• [DIRECTIVE]
Return each line of the data below verbatim; pictures are to be left out.

+++

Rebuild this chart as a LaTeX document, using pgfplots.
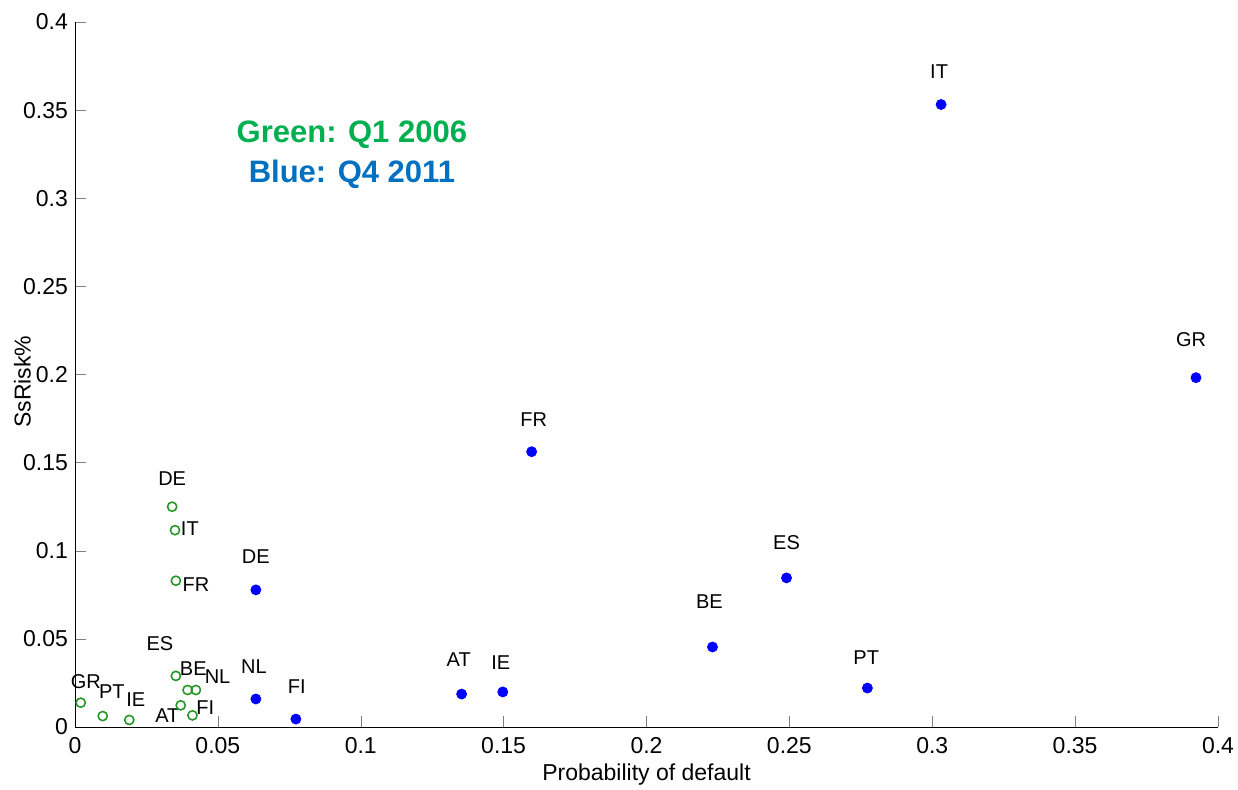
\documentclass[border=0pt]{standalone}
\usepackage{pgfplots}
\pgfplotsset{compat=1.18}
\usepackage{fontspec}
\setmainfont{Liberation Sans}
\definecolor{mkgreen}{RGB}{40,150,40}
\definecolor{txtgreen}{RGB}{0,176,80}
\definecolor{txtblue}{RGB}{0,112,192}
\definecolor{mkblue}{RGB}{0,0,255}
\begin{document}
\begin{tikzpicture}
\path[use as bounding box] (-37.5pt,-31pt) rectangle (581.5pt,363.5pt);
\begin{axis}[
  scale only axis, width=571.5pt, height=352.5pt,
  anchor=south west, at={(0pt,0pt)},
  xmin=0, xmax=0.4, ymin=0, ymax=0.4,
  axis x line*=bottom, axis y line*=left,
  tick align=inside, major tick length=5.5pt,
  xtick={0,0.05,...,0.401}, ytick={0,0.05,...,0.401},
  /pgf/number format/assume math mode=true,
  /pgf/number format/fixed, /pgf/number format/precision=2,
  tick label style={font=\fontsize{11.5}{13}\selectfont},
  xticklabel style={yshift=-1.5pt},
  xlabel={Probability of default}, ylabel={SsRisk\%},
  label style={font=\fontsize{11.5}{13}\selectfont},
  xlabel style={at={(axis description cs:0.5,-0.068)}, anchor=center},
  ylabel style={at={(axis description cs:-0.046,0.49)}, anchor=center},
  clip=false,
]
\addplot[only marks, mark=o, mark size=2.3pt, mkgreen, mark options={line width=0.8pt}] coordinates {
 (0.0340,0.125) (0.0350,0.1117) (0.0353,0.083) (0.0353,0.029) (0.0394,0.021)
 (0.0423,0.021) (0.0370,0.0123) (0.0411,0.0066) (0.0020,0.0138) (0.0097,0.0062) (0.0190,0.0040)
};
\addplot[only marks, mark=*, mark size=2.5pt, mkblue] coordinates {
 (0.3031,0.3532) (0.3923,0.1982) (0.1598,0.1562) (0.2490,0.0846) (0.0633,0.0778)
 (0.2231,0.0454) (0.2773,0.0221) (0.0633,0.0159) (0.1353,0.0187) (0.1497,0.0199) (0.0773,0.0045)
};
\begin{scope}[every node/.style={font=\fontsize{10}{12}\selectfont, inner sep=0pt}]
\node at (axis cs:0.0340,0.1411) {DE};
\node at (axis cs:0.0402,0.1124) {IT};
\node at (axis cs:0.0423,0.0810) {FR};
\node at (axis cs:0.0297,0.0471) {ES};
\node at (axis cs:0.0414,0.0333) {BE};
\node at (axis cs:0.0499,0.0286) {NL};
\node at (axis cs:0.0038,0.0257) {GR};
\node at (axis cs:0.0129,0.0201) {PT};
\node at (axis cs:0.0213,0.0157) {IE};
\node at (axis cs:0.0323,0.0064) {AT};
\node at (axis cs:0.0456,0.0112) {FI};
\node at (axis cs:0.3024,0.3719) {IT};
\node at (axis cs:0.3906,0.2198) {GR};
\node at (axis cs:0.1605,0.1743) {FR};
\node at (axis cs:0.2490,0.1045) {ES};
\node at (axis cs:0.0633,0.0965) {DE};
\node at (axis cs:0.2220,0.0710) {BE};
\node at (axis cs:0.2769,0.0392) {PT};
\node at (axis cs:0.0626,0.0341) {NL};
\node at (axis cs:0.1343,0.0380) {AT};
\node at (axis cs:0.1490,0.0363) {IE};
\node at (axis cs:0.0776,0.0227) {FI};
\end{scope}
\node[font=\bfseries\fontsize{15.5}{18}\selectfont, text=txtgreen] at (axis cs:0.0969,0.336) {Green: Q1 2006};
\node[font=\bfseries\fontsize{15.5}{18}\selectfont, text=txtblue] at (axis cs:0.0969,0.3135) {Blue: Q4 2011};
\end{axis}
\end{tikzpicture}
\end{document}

+++

• [RESPONSE TO THIS TASK]
Rebuild this chart as a LaTeX document, using pgfplots.
\documentclass[border=0pt]{standalone}
\usepackage{pgfplots}
\pgfplotsset{compat=1.18}
\usepackage{fontspec}
\setmainfont{Liberation Sans}
\definecolor{mkgreen}{RGB}{40,150,40}
\definecolor{txtgreen}{RGB}{0,176,80}
\definecolor{txtblue}{RGB}{0,112,192}
\definecolor{mkblue}{RGB}{0,0,255}
\begin{document}
\begin{tikzpicture}
\path[use as bounding box] (-37.5pt,-31pt) rectangle (581.5pt,363.5pt);
\begin{axis}[
  scale only axis, width=571.5pt, height=352.5pt,
  anchor=south west, at={(0pt,0pt)},
  xmin=0, xmax=0.4, ymin=0, ymax=0.4,
  axis x line*=bottom, axis y line*=left,
  tick align=inside, major tick length=5.5pt,
  xtick={0,0.05,...,0.401}, ytick={0,0.05,...,0.401},
  /pgf/number format/assume math mode=true,
  /pgf/number format/fixed, /pgf/number format/precision=2,
  tick label style={font=\fontsize{11.5}{13}\selectfont},
  xticklabel style={yshift=-1.5pt},
  xlabel={Probability of default}, ylabel={SsRisk\%},
  label style={font=\fontsize{11.5}{13}\selectfont},
  xlabel style={at={(axis description cs:0.5,-0.068)}, anchor=center},
  ylabel style={at={(axis description cs:-0.046,0.49)}, anchor=center},
  clip=false,
]
\addplot[only marks, mark=o, mark size=2.3pt, mkgreen, mark options={line width=0.8pt}] coordinates {
 (0.0340,0.125) (0.0350,0.1117) (0.0353,0.083) (0.0353,0.029) (0.0394,0.021)
 (0.0423,0.021) (0.0370,0.0123) (0.0411,0.0066) (0.0020,0.0138) (0.0097,0.0062) (0.0190,0.0040)
};
\addplot[only marks, mark=*, mark size=2.5pt, mkblue] coordinates {
 (0.3031,0.3532) (0.3923,0.1982) (0.1598,0.1562) (0.2490,0.0846) (0.0633,0.0778)
 (0.2231,0.0454) (0.2773,0.0221) (0.0633,0.0159) (0.1353,0.0187) (0.1497,0.0199) (0.0773,0.0045)
};
\begin{scope}[every node/.style={font=\fontsize{10}{12}\selectfont, inner sep=0pt}]
\node at (axis cs:0.0340,0.1411) {DE};
\node at (axis cs:0.0402,0.1124) {IT};
\node at (axis cs:0.0423,0.0810) {FR};
\node at (axis cs:0.0297,0.0471) {ES};
\node at (axis cs:0.0414,0.0333) {BE};
\node at (axis cs:0.0499,0.0286) {NL};
\node at (axis cs:0.0038,0.0257) {GR};
\node at (axis cs:0.0129,0.0201) {PT};
\node at (axis cs:0.0213,0.0157) {IE};
\node at (axis cs:0.0323,0.0064) {AT};
\node at (axis cs:0.0456,0.0112) {FI};
\node at (axis cs:0.3024,0.3719) {IT};
\node at (axis cs:0.3906,0.2198) {GR};
\node at (axis cs:0.1605,0.1743) {FR};
\node at (axis cs:0.2490,0.1045) {ES};
\node at (axis cs:0.0633,0.0965) {DE};
\node at (axis cs:0.2220,0.0710) {BE};
\node at (axis cs:0.2769,0.0392) {PT};
\node at (axis cs:0.0626,0.0341) {NL};
\node at (axis cs:0.1343,0.0380) {AT};
\node at (axis cs:0.1490,0.0363) {IE};
\node at (axis cs:0.0776,0.0227) {FI};
\end{scope}
\node[font=\bfseries\fontsize{15.5}{18}\selectfont, text=txtgreen] at (axis cs:0.0969,0.336) {Green: Q1 2006};
\node[font=\bfseries\fontsize{15.5}{18}\selectfont, text=txtblue] at (axis cs:0.0969,0.3135) {Blue: Q4 2011};
\end{axis}
\end{tikzpicture}
\end{document}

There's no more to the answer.